Start of Available data
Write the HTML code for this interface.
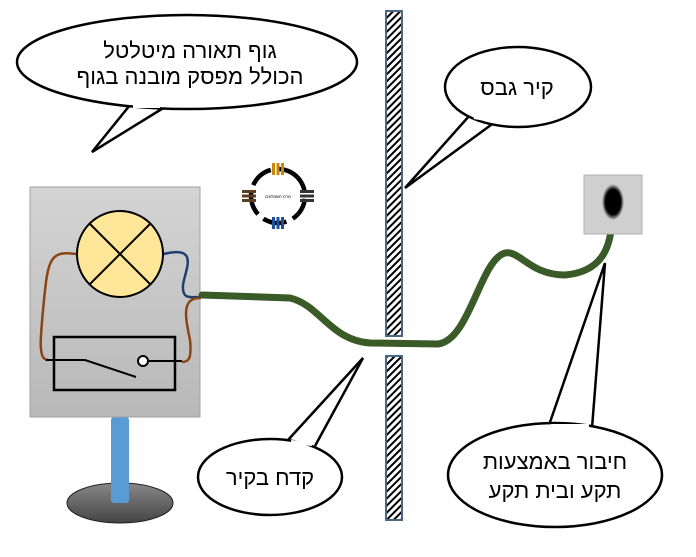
End of Available data
Start of Available data
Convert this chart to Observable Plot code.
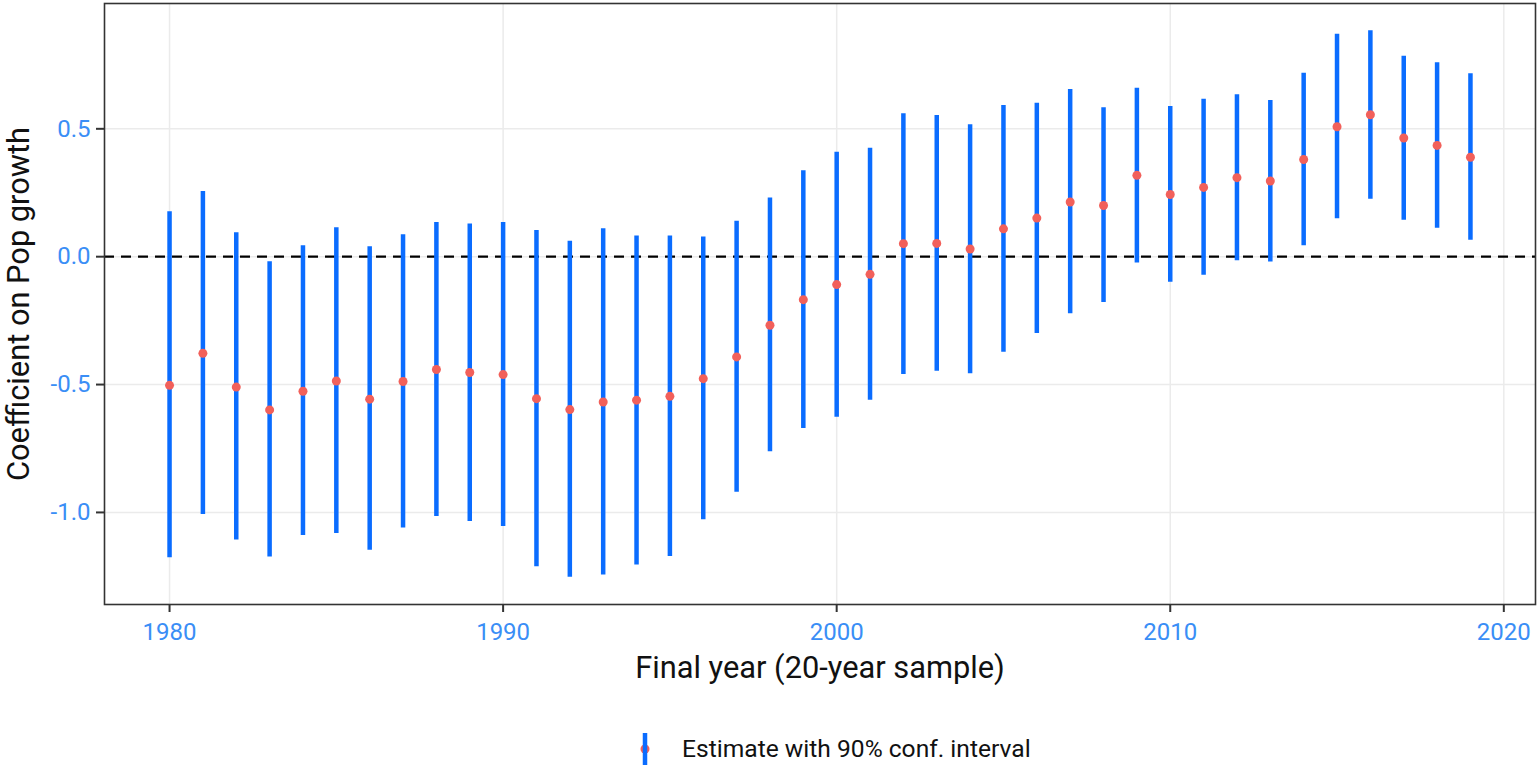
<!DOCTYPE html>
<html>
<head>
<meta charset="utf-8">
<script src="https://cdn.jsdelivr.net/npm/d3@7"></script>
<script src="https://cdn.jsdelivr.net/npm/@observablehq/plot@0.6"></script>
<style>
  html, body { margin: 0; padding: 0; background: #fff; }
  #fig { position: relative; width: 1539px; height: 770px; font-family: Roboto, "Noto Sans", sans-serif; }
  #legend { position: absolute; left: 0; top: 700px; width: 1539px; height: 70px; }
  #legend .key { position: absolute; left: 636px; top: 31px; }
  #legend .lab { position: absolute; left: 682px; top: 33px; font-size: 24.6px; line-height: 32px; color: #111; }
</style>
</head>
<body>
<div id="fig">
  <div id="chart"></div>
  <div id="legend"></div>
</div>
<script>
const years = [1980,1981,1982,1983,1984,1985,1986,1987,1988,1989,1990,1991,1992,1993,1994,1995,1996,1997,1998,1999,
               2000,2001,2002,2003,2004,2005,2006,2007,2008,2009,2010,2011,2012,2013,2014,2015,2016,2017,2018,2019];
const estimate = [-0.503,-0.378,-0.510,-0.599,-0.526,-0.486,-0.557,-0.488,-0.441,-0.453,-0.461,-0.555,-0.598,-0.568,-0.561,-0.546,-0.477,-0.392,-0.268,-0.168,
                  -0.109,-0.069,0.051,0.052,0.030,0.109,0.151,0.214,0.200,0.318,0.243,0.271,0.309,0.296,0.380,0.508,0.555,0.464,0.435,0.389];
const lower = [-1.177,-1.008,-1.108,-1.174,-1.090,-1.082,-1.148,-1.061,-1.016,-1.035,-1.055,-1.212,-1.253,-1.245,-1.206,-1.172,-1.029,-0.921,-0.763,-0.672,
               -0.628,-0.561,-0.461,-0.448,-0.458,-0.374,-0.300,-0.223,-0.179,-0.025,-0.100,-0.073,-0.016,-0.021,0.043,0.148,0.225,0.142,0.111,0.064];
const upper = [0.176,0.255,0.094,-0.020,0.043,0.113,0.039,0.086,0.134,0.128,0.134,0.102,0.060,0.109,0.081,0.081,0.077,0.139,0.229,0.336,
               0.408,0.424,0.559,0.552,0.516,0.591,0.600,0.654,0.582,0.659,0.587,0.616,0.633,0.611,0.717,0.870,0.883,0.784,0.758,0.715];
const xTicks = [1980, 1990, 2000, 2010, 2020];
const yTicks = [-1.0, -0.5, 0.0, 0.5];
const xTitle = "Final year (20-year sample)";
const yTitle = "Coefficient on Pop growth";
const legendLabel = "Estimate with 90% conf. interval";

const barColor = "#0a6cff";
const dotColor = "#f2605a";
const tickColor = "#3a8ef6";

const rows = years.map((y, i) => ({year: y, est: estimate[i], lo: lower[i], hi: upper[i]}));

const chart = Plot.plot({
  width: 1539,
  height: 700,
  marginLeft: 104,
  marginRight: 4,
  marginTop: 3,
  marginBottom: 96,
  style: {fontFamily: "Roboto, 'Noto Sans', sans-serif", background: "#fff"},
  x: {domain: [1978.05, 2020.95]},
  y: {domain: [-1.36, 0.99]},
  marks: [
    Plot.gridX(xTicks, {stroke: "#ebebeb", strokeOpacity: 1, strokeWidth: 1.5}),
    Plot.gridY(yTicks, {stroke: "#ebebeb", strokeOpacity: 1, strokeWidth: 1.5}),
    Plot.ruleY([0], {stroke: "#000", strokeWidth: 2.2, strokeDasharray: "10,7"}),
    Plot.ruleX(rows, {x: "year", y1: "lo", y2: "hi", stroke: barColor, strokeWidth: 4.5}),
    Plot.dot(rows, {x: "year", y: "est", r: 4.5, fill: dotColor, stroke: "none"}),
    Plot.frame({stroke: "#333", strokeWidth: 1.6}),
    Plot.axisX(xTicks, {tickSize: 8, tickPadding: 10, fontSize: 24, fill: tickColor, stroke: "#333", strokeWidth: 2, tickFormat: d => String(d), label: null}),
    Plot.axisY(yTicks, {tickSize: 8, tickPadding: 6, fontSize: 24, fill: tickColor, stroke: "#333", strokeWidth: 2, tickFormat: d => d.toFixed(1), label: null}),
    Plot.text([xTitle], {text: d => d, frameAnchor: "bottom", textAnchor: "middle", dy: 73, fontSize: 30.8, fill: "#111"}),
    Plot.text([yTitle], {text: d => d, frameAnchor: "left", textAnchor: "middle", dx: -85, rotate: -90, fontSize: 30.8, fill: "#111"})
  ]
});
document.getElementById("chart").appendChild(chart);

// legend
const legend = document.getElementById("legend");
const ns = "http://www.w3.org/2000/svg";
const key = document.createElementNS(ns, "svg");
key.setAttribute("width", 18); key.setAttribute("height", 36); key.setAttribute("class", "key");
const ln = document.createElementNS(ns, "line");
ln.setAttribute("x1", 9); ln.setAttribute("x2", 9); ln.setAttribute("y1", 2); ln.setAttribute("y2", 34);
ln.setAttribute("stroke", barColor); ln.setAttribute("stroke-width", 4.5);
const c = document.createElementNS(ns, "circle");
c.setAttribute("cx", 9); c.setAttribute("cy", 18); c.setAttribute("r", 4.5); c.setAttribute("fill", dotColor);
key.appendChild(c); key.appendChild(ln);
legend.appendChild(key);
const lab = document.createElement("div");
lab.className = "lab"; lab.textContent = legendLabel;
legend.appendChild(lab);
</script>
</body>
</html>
End of Available data
▶ _Challenge_:
Find the string "chart" in the records, then copy each line where it occurs.

▶ _The reply_:
Convert this chart to Observable Plot code.
  <div id="chart"></div>
const chart = Plot.plot({
document.getElementById("chart").appendChild(chart);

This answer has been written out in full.